Anyway, went to my local dealer, only to find that they were out of 286's, Bush Hog was replacing them with new model 296's. Checked every tractor dealer in 50 miles, with no luck. 

Finally got one of the first 296's shipped, and was surprised at the size of the unit. They now have a smooth deck, a flex top mounting frame, and weigh a whopping 1200 lbs. (approx). They also have a whopping price tag, almost $1800 delivered. Twice what some dealers were charging for 286's not long ago.

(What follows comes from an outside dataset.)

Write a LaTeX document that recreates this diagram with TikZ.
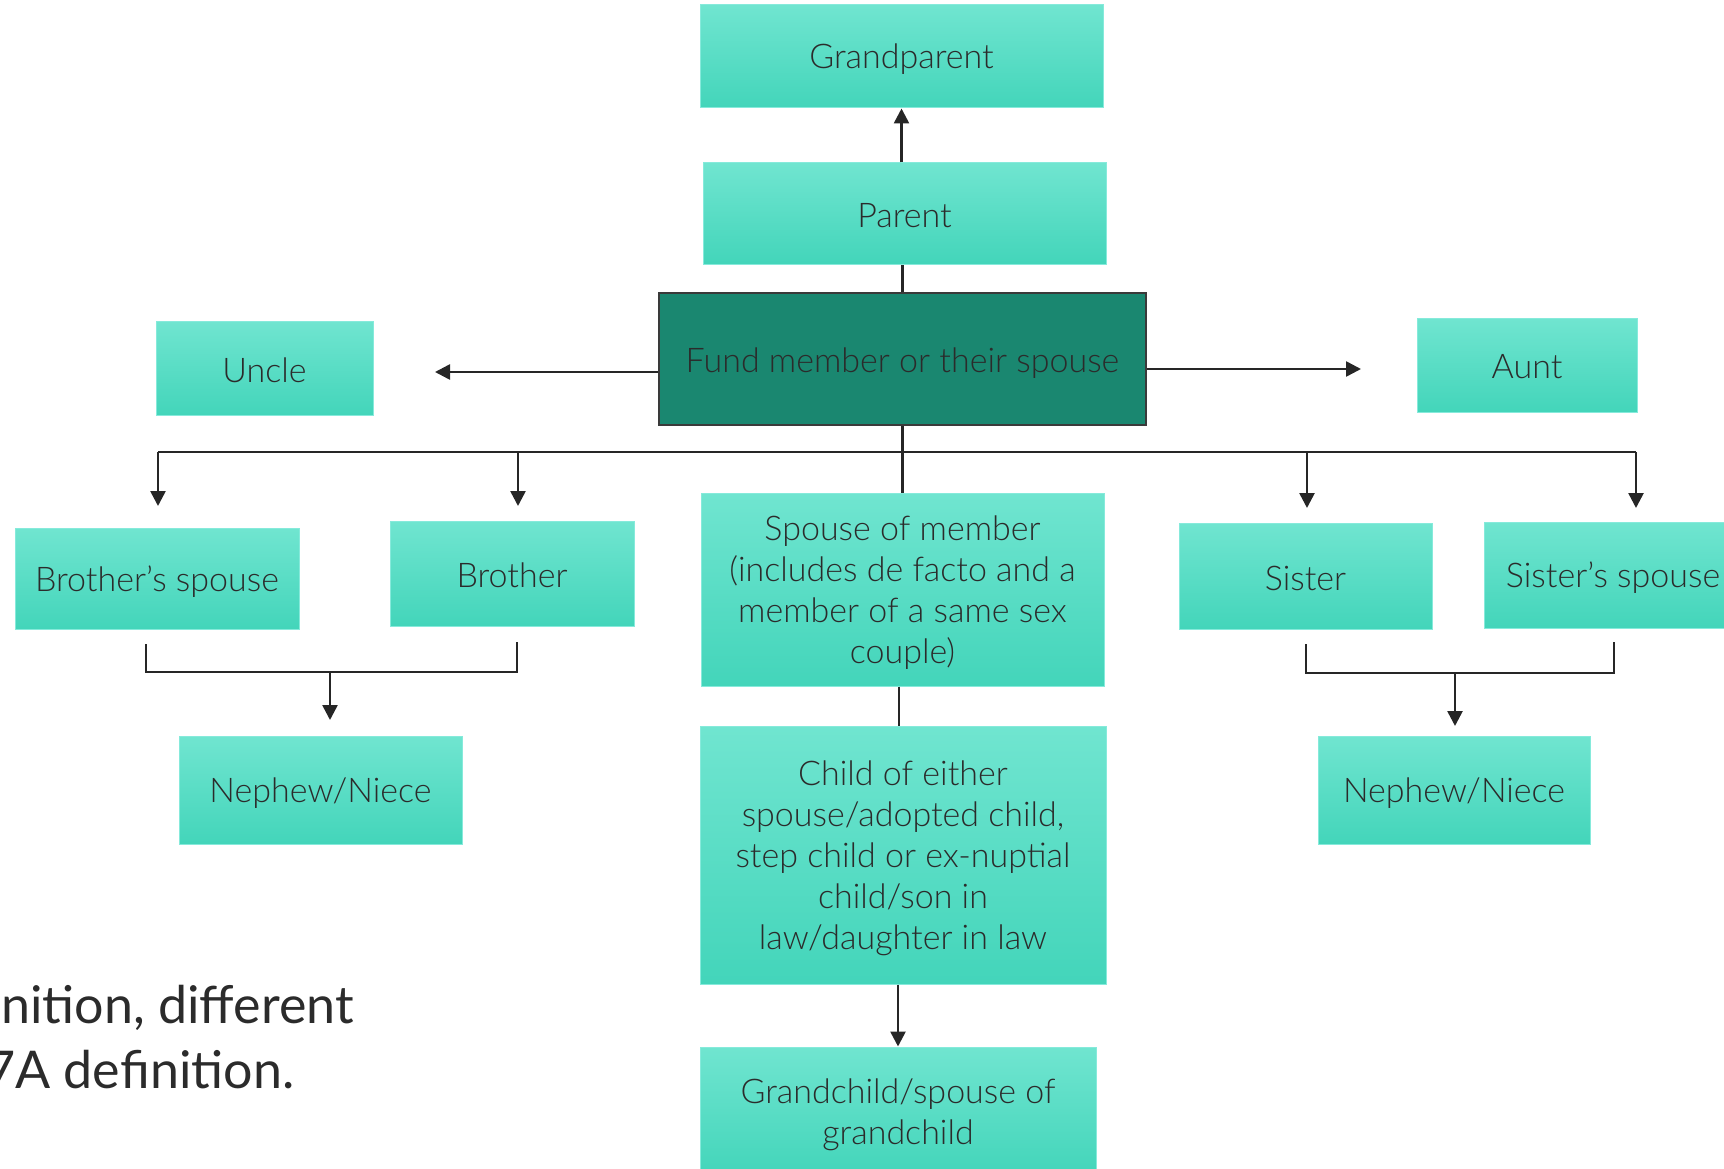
\documentclass[tikz,border=0pt]{standalone}
\usepackage{fontspec}
\IfFontExistsTF{Lato Light}{\setmainfont{Lato Light}}{\setmainfont{Lato}}
\newfontfamily\notefont{Lato}
\usetikzlibrary{arrows.meta}
\definecolor{boxtop}{HTML}{70E5D0}
\definecolor{boxmid}{HTML}{52E8C9}
\definecolor{boxbot}{HTML}{43D5BA}
\definecolor{boxedge}{HTML}{86EADB}
\definecolor{fundfill}{HTML}{1A8770}
\definecolor{fundedge}{HTML}{3A3A3A}
\definecolor{txt}{HTML}{2B2B2B}
\definecolor{linec}{HTML}{262626}
\begin{document}
\begin{tikzpicture}[x=1pt,y=-1pt,
  box/.style={draw=boxedge, line width=1pt, top color=boxtop, middle color=boxmid, bottom color=boxbot,
    inner sep=0pt},
  fundbox/.style={draw=fundedge, line width=1.2pt, fill=fundfill, inner sep=0pt},
  btxt/.style={inner sep=0pt, align=center, text=txt, font=\fontsize{34}{41}\selectfont},
  conn/.style={draw=linec, line width=2.6pt},
  arr/.style={conn, -{Triangle[length=15pt,width=15pt]}},
  note/.style={inner sep=0pt, anchor=base west, text=txt, font=\notefont\fontsize{52}{65}\selectfont}]
\useasboundingbox (0,0) rectangle (1724,1169);
\clip (0,0) rectangle (1724,1169);

% boxes
\node[box, minimum width=403pt, minimum height=103pt] (gp) at (901.5,56.5) {};
\node[box, minimum width=403pt, minimum height=101pt] (par) at (904.5,213.5) {};
\node[fundbox, minimum width=487pt, minimum height=132pt] (fund) at (902.5,359) {};
\node[box, minimum width=217pt, minimum height=94pt] (uncle) at (264.5,368) {};
\node[box, minimum width=220pt, minimum height=94pt] (aunt) at (1527,365) {};
\node[box, minimum width=284pt, minimum height=101pt] (bs) at (157,578.5) {};
\node[box, minimum width=244pt, minimum height=105pt] (bro) at (512,573.5) {};
\node[box, minimum width=403pt, minimum height=193pt] (sp) at (902.5,589.5) {};
\node[box, minimum width=253pt, minimum height=106pt] (sis) at (1305.5,576) {};
\node[box, minimum width=258pt, minimum height=106pt] (ss) at (1613,575) {};
\node[box, minimum width=283pt, minimum height=108pt] (nl) at (320.5,790) {};
\node[box, minimum width=272pt, minimum height=108pt] (nr) at (1454,790) {};
\node[box, minimum width=406pt, minimum height=258pt] (ch) at (903,855) {};
\node[box, minimum width=396pt, minimum height=128pt] (gc) at (898,1111) {};

% texts
\node[btxt] (gpT) at ([yshift=-3pt]gp.center) {Grandparent};
\node[btxt] (parT) at ([yshift=-2pt]par.center) {Parent};
\node[btxt] (fundT) at ([yshift=-4pt]fund.center) {Fund member or their spouse};
\node[btxt] (uncleT) at ([yshift=-2pt]uncle.center) {Uncle};
\node[btxt] (auntT) at ([yshift=-2pt]aunt.center) {Aunt};
\node[btxt] (bsT) at ([yshift=-3pt]bs.center) {Brother’s spouse};
\node[btxt] (broT) at ([yshift=-2pt]bro.center) {Brother};
\node[btxt] (spT) at ([yshift=-3pt]sp.center)
  {Spouse of member\\(includes de facto and a\\member of a same sex\\couple)};
\node[btxt] (sisT) at ([yshift=-2pt]sis.center) {Sister};
\node[btxt] (ssT) at ([yshift=-3pt]ss.center) {Sister’s spouse};
\node[btxt] (nlT) at ([yshift=-3pt]nl.center) {Nephew/Niece};
\node[btxt] (nrT) at ([yshift=-3pt]nr.center) {Nephew/Niece};
\node[btxt] (chT) at ([yshift=-3pt]ch.center)
  {Child of either\\spouse/adopted child,\\step child or ex-nuptial\\child/son in\\law/daughter in law};
\node[btxt] (gcT) at ([yshift=-4pt]gc.center)
  {Grandchild/spouse of\\grandchild};

\node[note] (note1) at (1,1023) {nition, different};
\node[note] (note2) at (-15,1088) {7A definition.};

% free ends
\coordinate (uend) at (435,372);
\coordinate (aend) at (1361,369);
\coordinate (busL) at (158,452);
\coordinate (busR) at (1636,452);
\coordinate (busB) at (518,452);
\coordinate (busS) at (1307,452);
\coordinate (tipBS) at (158,506);
\coordinate (tipB) at (518,506);
\coordinate (tipS) at (1307,508);
\coordinate (tipSS) at (1636,508);
\coordinate (lbA) at (146,644);
\coordinate (lbB) at (517,642);
\coordinate (lbJ) at (330,672);
\coordinate (lbT) at (330,720);
\coordinate (rbA) at (1306,644);
\coordinate (rbB) at (1614,642);
\coordinate (rbJ) at (1455,673);
\coordinate (rbT) at (1455,726);

% connectors
\draw[arr] (gp.south |- par.north) -- (gp.south);
\draw[conn] (fund.north) -- (fund.north |- par.south);
\draw[arr] (fund.west |- uend) -- (uend);
\draw[arr] (fund.east |- aend) -- (aend);
\draw[conn] (fund.south) -- (fund.south |- sp.north);
\draw[conn] (busL) -- (busR);
\draw[arr] (busL) -- (tipBS);
\draw[arr] (busB) -- (tipB);
\draw[arr] (busS) -- (tipS);
\draw[arr] (busR) -- (tipSS);
\draw[conn] (lbA) -- (lbA |- lbJ) -- (lbB |- lbJ) -- (lbB);
\draw[arr] (lbJ) -- (lbT);
\draw[conn] (rbA) -- (rbA |- rbJ) -- (rbB |- rbJ) -- (rbB);
\draw[arr] (rbJ) -- (rbT);
\draw[conn] (sp.south -| 899,0) -- (ch.north -| 899,0);
\draw[arr] (ch.south -| gc.north) -- (gc.north);
\end{tikzpicture}
\end{document}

Mounted it on my tractor, and soon found out front end weights were needed. I've mounted a Ford cast iron bracket, and two 85lb. weights, to balance the load. BOY does this unit cut smooth. Must be the weight that keeps it in line. Got to respect it, and turn carefully, no power steering on my tractor. The slip clutch is a nice feature, I used to go through boxes of 1/2" X 3" bolts (shear pins).


----------



## Fordfarm (Dec 27, 2005)

MAN! That's one heavy 6 footer! When I got my "hog" (JD 5') the clutch was shot and only part of it was there. I tore it off and went to shear bolts. I went thru a "box" of them before I learned how to use it! When I had it behind my IH 460, I'd break them all the time. I now have it behind my 8N and have broken 4 in 2 years. It has something to do with torque at the first revolution. 
Congrats on the new toy!


----------



## pgfaini (Nov 5, 2006)

Thanks, With independant PTO, I used to engage it at about 900rpm, but it started shearing bolts on hitting light obstacles a few years ago. I believe it was due to wear at the gearbox output spline, allowing inertia to cut the bolts. The universals were in pretty good shape, I'd change the bearings when play developed. Can't believe that Hi-Co gearbox took the abuse I gave it, it's still as tight as new. The 296 has a 130hp gearbox. The 4000 is a 53hp tractor. Should last me forever.


----------